で、新居近くにあったローソンで食料入手。時間は1時前とタイミング悪く、弁当類はろくなものが残っていなかった。パン2つと温かいスープ缶、好物のからあげくんを入手して一人寂しく昼御飯。ああ、一人でなけりゃコンビニ御飯も不味くないのに、一人だとなんでこんなに味気ないんだろう。

鼻をすすりながら腹を満たした頃、玄関のチャイムが鳴った。やってきたのは運送屋でもなくだんなでもなく、義妹だった。
「さしいれでーす。あっついお茶と、あと、おせんべ!」
数時間後に運送屋の齢23のお兄ちゃんに「小学生?」と聞かれることになる義妹20歳は今日も元気だった。
「カップが2種類ありまーす。1つはケロッピで、もひとつはキティちゃん!わはははは〜!」
義妹20歳は今日も若かった。

熱いお茶は、とってもとってもとってもとっても有り難かった。しみじみ。

だんなの実家にて
 紫芋のシチュー
 焼きそば
 林檎
 お茶

午後6時。荷物の搬入は終わり、でも片づける気力も段ボールの山を崩す余力もなくてそのままだんなの実家になだれこむ。
「シチューを煮ておいたわよ〜」
のお義母さんの言葉に心から感謝しつつ夕飯をいただいた。でも、シチューのお供がソース焼きそばだってのはちょっとおかしいと思いますお義母さん。しかもシチューは不思議な薄紫色してますお義母さん。
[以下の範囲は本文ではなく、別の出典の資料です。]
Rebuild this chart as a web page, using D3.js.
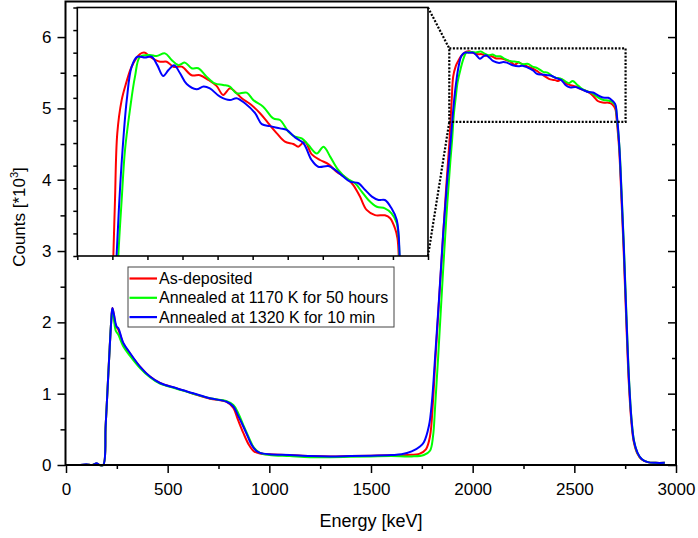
<!DOCTYPE html>
<html>
<head>
<meta charset="utf-8">
<script src="https://cdn.jsdelivr.net/npm/d3@7"></script>
<style>
  body { margin: 0; background: #fff; }
  svg { display: block; font-family: "Liberation Sans", Arial, sans-serif; }
</style>
</head>
<body>
<div id="chart"></div>
<script>
// RBS spectra, counts in thousands vs energy in keV
const seriesNames = ["As-deposited", "Annealed at 1170 K for 50 hours", "Annealed at 1320 K for 10 min"];
const seriesColors = ["#ff0000", "#00ff00", "#0000ff"];

const asDepE = [70, 100, 130, 150, 165, 183, 195, 205, 215, 222, 228, 235, 245, 257, 282, 315, 364, 413, 462, 544, 626, 708, 790, 823, 845, 872, 900, 925, 954, 1000, 1100, 1200, 1300, 1400, 1500, 1600, 1680, 1740, 1770, 1790, 1805, 1815, 1830, 1850, 1870, 1885,
  1893, 1897.5, 1904, 1916.5, 1929, 1945, 1969, 1983, 1997, 2026, 2045, 2064, 2088, 2116, 2140, 2164, 2187, 2206, 2225, 2240, 2259, 2283, 2311, 2335, 2359, 2382, 2406, 2420, 2439, 2458, 2482, 2506, 2529, 2558, 2577, 2596, 2615, 2639, 2667, 2682, 2696, 2703,
  2708, 2720, 2730, 2742, 2755, 2768, 2780, 2792, 2810, 2830, 2860, 2900, 2945];
const asDepC = [0, 0.005, 0, 0.02, 0, 0, 0.55, 1.1, 1.65, 2.0, 2.2, 2.12, 1.95, 1.9, 1.7, 1.56, 1.38, 1.24, 1.15, 1.075, 1.0, 0.93, 0.885, 0.8, 0.64, 0.45, 0.28, 0.19, 0.16, 0.15, 0.14, 0.125, 0.12, 0.125, 0.13, 0.135, 0.14, 0.16, 0.22, 0.4, 0.9, 1.4, 2.1, 3.0, 3.9, 4.5,
  4.91, 5.148, 5.443, 5.59, 5.664, 5.738, 5.794, 5.8, 5.782, 5.76, 5.76, 5.738, 5.738, 5.7, 5.7, 5.679, 5.653, 5.613, 5.642, 5.627, 5.598, 5.573, 5.532, 5.487, 5.443, 5.406, 5.396, 5.384, 5.406, 5.351, 5.325, 5.307, 5.273, 5.244, 5.214, 5.163, 5.104, 5.081, 5.08, 5.067, 5.022, 4.978,
  4.85, 4.45, 3.85, 3.05, 2.05, 1.15, 0.62, 0.33, 0.16, 0.08, 0.04, 0.03, 0.03];

const ann1170E = [70, 100, 130, 150, 165, 183, 195, 205, 215, 222, 228, 235, 245, 257, 282, 315, 364, 413, 462, 544, 626, 708, 790, 823, 845, 872, 900, 925, 954, 1000, 1100, 1200, 1300, 1400, 1500, 1600, 1700, 1760, 1790, 1805, 1815, 1830, 1850, 1870, 1890, 1900,
  1907, 1916.5, 1926, 1940, 1954.5, 1969, 1997, 2016, 2040, 2059, 2078, 2097, 2116, 2135, 2158.6, 2182, 2206, 2225, 2244, 2273, 2292, 2320, 2349, 2368, 2392, 2411, 2430, 2449, 2473, 2492, 2511, 2534, 2558, 2582, 2601, 2620, 2644, 2667, 2686, 2701,
  2710, 2722, 2732, 2744, 2757, 2770, 2782, 2794, 2812, 2832, 2862, 2900, 2945];
const ann1170C = [0, 0.005, 0, 0.02, 0, 0, 0.55, 1.1, 1.65, 2.0, 2.18, 2.05, 1.88, 1.83, 1.66, 1.53, 1.36, 1.23, 1.14, 1.07, 1.0, 0.935, 0.895, 0.84, 0.74, 0.56, 0.38, 0.24, 0.17, 0.14, 0.125, 0.11, 0.11, 0.115, 0.12, 0.125, 0.12, 0.14, 0.2, 0.4, 0.8, 1.5, 2.5, 3.45, 4.25, 4.6,
  4.9, 5.148, 5.369, 5.546, 5.694, 5.782, 5.79, 5.785, 5.797, 5.768, 5.745, 5.756, 5.731, 5.731, 5.694, 5.664, 5.657, 5.65, 5.62, 5.623, 5.59, 5.561, 5.509, 5.502, 5.45, 5.428, 5.421, 5.391, 5.354, 5.384, 5.34, 5.281, 5.244, 5.222, 5.185, 5.148, 5.118, 5.111, 5.089, 5.045,
  4.85, 4.45, 3.85, 3.05, 2.05, 1.15, 0.62, 0.33, 0.16, 0.08, 0.04, 0.03, 0.03];

const ann1320E = [70, 100, 130, 150, 165, 183, 195, 205, 215, 222, 228, 235, 249, 257, 282, 315, 364, 413, 462, 544, 626, 708, 790, 823, 845, 872, 900, 913, 935, 954, 1000, 1100, 1200, 1300, 1400, 1500, 1600, 1650, 1700, 1741, 1760, 1785, 1800, 1815, 1835, 1855, 1875, 1892,
  1902, 1910, 1919, 1931, 1945, 1961, 1983, 2002, 2018, 2035, 2050, 2066, 2083, 2102, 2130, 2150, 2168, 2197, 2225, 2244, 2268, 2297, 2316, 2339, 2368, 2387, 2411, 2435, 2458, 2477, 2506, 2525, 2549, 2568, 2592, 2611, 2630, 2649, 2667, 2686, 2701,
  2710, 2721, 2731, 2743, 2756, 2769, 2781, 2793, 2811, 2831, 2861, 2900, 2945];
const ann1320C = [0, 0.01, 0, 0.025, 0, 0, 0.55, 1.1, 1.65, 2.0, 2.2, 2.12, 1.94, 1.92, 1.71, 1.57, 1.38, 1.24, 1.15, 1.075, 1.005, 0.935, 0.887, 0.82, 0.7, 0.54, 0.36, 0.28, 0.2, 0.17, 0.15, 0.14, 0.125, 0.12, 0.125, 0.13, 0.14, 0.15, 0.19, 0.26, 0.32, 0.55, 0.9, 1.5, 2.35, 3.25, 4.0, 4.55,
  4.9, 5.148, 5.369, 5.59, 5.738, 5.782, 5.779, 5.782, 5.745, 5.697, 5.723, 5.744, 5.709, 5.661, 5.638, 5.65, 5.642, 5.605, 5.59, 5.598, 5.576, 5.532, 5.484, 5.475, 5.465, 5.458, 5.425, 5.399, 5.325, 5.295, 5.298, 5.281, 5.251, 5.229, 5.222, 5.192, 5.163, 5.148, 5.148, 5.111, 5.059,
  4.88, 4.48, 3.88, 3.08, 2.08, 1.18, 0.64, 0.34, 0.17, 0.085, 0.04, 0.03, 0.03];

const xMajor = [0, 500, 1000, 1500, 2000, 2500, 3000];
const xMinor = [250, 750, 1250, 1750, 2250, 2750];
const yMajor = [0, 1, 2, 3, 4, 5, 6];
const yMinor = [0.5, 1.5, 2.5, 3.5, 4.5, 5.5];
const insetXTicks = [1790, 1890, 1990, 2090, 2190, 2290, 2390, 2490, 2590, 2690, 2790];
const insetYTicks = [4.9, 5.0, 5.1, 5.2, 5.3, 5.4, 5.5, 5.6, 5.7, 5.8, 5.9, 6.0];
// zoomed region marked on the main plot
const zoomBoxE = [1885, 2752];
const zoomBoxC = [4.81, 5.84];

const series = [
  { name: seriesNames[0], color: seriesColors[0], e: asDepE, c: asDepC },
  { name: seriesNames[1], color: seriesColors[1], e: ann1170E, c: ann1170C },
  { name: seriesNames[2], color: seriesColors[2], e: ann1320E, c: ann1320C }
];

const width = 698, height = 538;
const svg = d3.select("#chart").append("svg")
  .attr("width", width).attr("height", height);

const x = d3.scaleLinear().domain([0, 3000]).range([66, 676]);
const y = d3.scaleLinear().domain([0, 6.5]).range([465, 1.4]);

const line = (sx, sy) => d3.line()
  .x(d => sx(d[0])).y(d => sy(d[1]))
  .curve(d3.curveCatmullRom.alpha(0.5));

function styleAxis(g) {
  g.select(".domain").remove();
  g.selectAll(".tick line").attr("stroke", "#000").attr("stroke-width", 1.5);
  g.selectAll(".tick text").attr("fill", "#000").style("font-size", "17px")
    .style("font-family", "'Liberation Sans', Arial, sans-serif");
}

// main axes
svg.append("g").attr("transform", "translate(0,465)")
  .call(d3.axisBottom(x).tickValues(xMajor).tickSize(8).tickPadding(10).tickFormat(d3.format("d")))
  .call(styleAxis);
svg.append("g").attr("transform", "translate(0,465)")
  .call(d3.axisBottom(x).tickValues(xMinor).tickSize(4).tickFormat(""))
  .call(styleAxis);
svg.append("g").attr("transform", "translate(65.5,0)")
  .call(d3.axisLeft(y).tickValues(yMajor).tickSize(8).tickPadding(6).tickFormat(d3.format("d")))
  .call(styleAxis);
svg.append("g").attr("transform", "translate(65.5,0)")
  .call(d3.axisLeft(y).tickValues(yMinor).tickSize(5).tickFormat(""))
  .call(styleAxis);
// right side: inward ticks
svg.append("g").attr("transform", "translate(676,0)")
  .call(d3.axisLeft(y).tickValues(yMajor).tickSize(8).tickFormat(""))
  .call(styleAxis);
svg.append("g").attr("transform", "translate(676,0)")
  .call(d3.axisLeft(y).tickValues(yMinor).tickSize(4).tickFormat(""))
  .call(styleAxis);

// main curves
series.forEach(s => {
  svg.append("path")
    .datum(d3.zip(s.e, s.c))
    .attr("fill", "none")
    .attr("stroke", s.color)
    .attr("stroke-width", 2)
    .attr("stroke-linejoin", "round")
    .attr("d", line(x, y));
});

// main frame
svg.append("rect")
  .attr("x", 65.5).attr("y", 1.5)
  .attr("width", 676 - 65.5).attr("height", 465 - 1.5)
  .attr("fill", "none").attr("stroke", "#000").attr("stroke-width", 2);

// inset
const ix = d3.scaleLinear().domain([1790, 2790]).range([77.3, 428]);
const iy = d3.scaleLinear().domain([4.9, 6.0]).range([256, 7.5]);

svg.append("clipPath").attr("id", "insetClip")
  .append("rect")
  .attr("x", ix.range()[0]).attr("y", iy.range()[1])
  .attr("width", ix.range()[1] - ix.range()[0])
  .attr("height", iy.range()[0] - iy.range()[1]);

svg.append("rect")
  .attr("x", ix.range()[0]).attr("y", iy.range()[1])
  .attr("width", ix.range()[1] - ix.range()[0])
  .attr("height", iy.range()[0] - iy.range()[1])
  .attr("fill", "#fff");

const insetG = svg.append("g").attr("clip-path", "url(#insetClip)");
series.forEach(s => {
  insetG.append("path")
    .datum(d3.zip(s.e, s.c))
    .attr("fill", "none")
    .attr("stroke", s.color)
    .attr("stroke-width", 2)
    .attr("stroke-linejoin", "round")
    .attr("d", line(ix, iy));
});

svg.append("g").attr("transform", `translate(0,${iy.range()[0]})`)
  .call(d3.axisBottom(ix).tickValues(insetXTicks).tickSize(4).tickFormat(""))
  .call(styleAxis);
svg.append("g").attr("transform", `translate(${ix.range()[0]},0)`)
  .call(d3.axisLeft(iy).tickValues(insetYTicks).tickSize(4).tickFormat(""))
  .call(styleAxis);

svg.append("rect")
  .attr("x", ix.range()[0]).attr("y", iy.range()[1])
  .attr("width", ix.range()[1] - ix.range()[0])
  .attr("height", iy.range()[0] - iy.range()[1])
  .attr("fill", "none").attr("stroke", "#000").attr("stroke-width", 1.6);

// zoom box + connectors
const dotted = { stroke: "#000", "stroke-width": 2.2, "stroke-dasharray": "2,1.6", fill: "none" };
const zb = svg.append("rect")
  .attr("x", x(zoomBoxE[0])).attr("y", y(zoomBoxC[1]))
  .attr("width", x(zoomBoxE[1]) - x(zoomBoxE[0]))
  .attr("height", y(zoomBoxC[0]) - y(zoomBoxC[1]));
Object.entries(dotted).forEach(([k, v]) => zb.attr(k, v));

[[iy.range()[1], zoomBoxC[1]], [iy.range()[0], zoomBoxC[0]]].forEach(([py, c]) => {
  const l = svg.append("line")
    .attr("x1", ix.range()[1]).attr("y1", py)
    .attr("x2", x(zoomBoxE[0])).attr("y2", y(c));
  Object.entries(dotted).forEach(([k, v]) => l.attr(k, v));
});

// legend
const legend = svg.append("g").attr("transform", "translate(128,267)");
legend.append("rect")
  .attr("width", 266).attr("height", 60)
  .attr("fill", "#fff").attr("stroke", "#444").attr("stroke-width", 1);
series.forEach((s, i) => {
  const cy = 11.5 + i * 19.3;
  legend.append("line")
    .attr("x1", 1.5).attr("x2", 29)
    .attr("y1", cy).attr("y2", cy)
    .attr("stroke", s.color).attr("stroke-width", 2.2);
  legend.append("text")
    .attr("x", 31).attr("y", cy + 5.5)
    .style("font-size", "16px")
    .attr("fill", "#000")
    .text(s.name);
});

// axis titles
svg.append("text")
  .attr("x", 371).attr("y", 527)
  .attr("text-anchor", "middle")
  .style("font-size", "18px")
  .text("Energy [keV]");

const yt = svg.append("text")
  .attr("transform", "translate(25,217) rotate(-90)")
  .attr("text-anchor", "middle")
  .style("font-size", "17px");
yt.append("tspan").text("Counts [*10");
yt.append("tspan").attr("dy", -7).style("font-size", "11px").text("3");
yt.append("tspan").attr("dy", 7).text("]");
</script>
</body>
</html>
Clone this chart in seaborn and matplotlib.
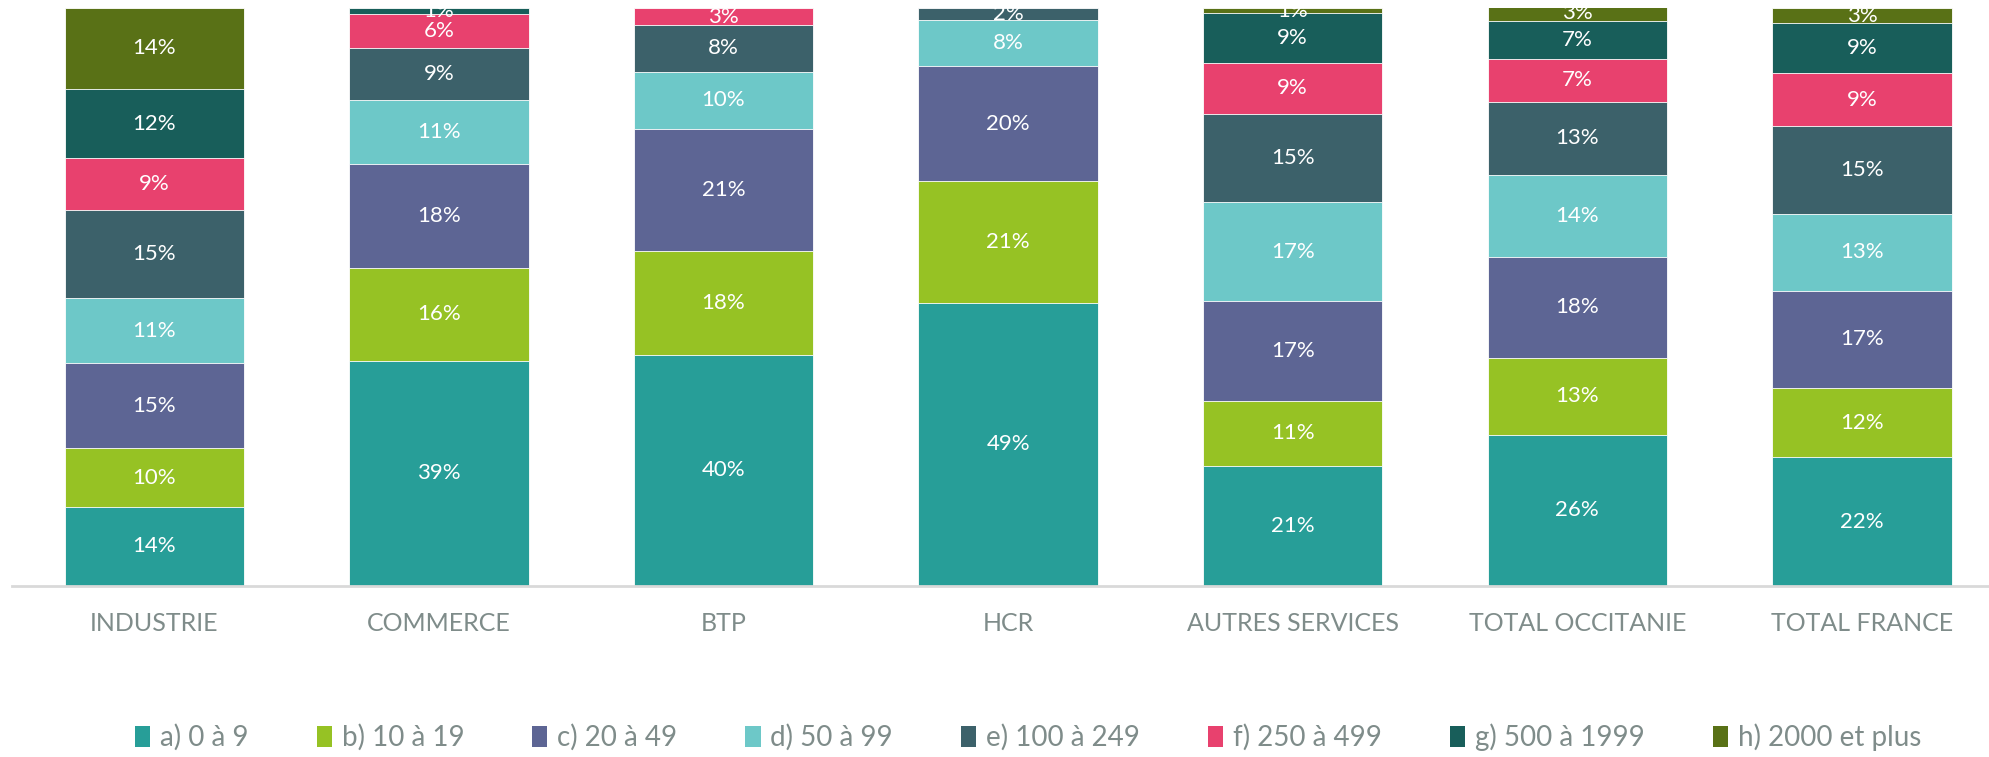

「ちょっと良いかな、と思って紫芋のシチューにしてみたの。でも全部溶けちゃった〜あはははは〜。」
「で、焼きそばは食べちゃわなきゃいけないのがあったから。ほほほほほ〜。」
だそうである。いつも変わらず大変おおらかなお義母さんなのであった。

それはそれとして、野菜いっぱいの焼きそばも、味は普通だった紫色のシチューも大変旨かった。
シチューと焼きそばという摩訶不思議な組み合わせに動じることなくだんなと義妹は焼きそばの皿の横に御飯をよそい、「焼きそばライス〜」とか言いながら食べている。だんなの生まれ育った家庭環境の一端をかいま見たような気がした。
だんなの実家近くに越してきた今、きっと私もこの環境に順応していくのだわ。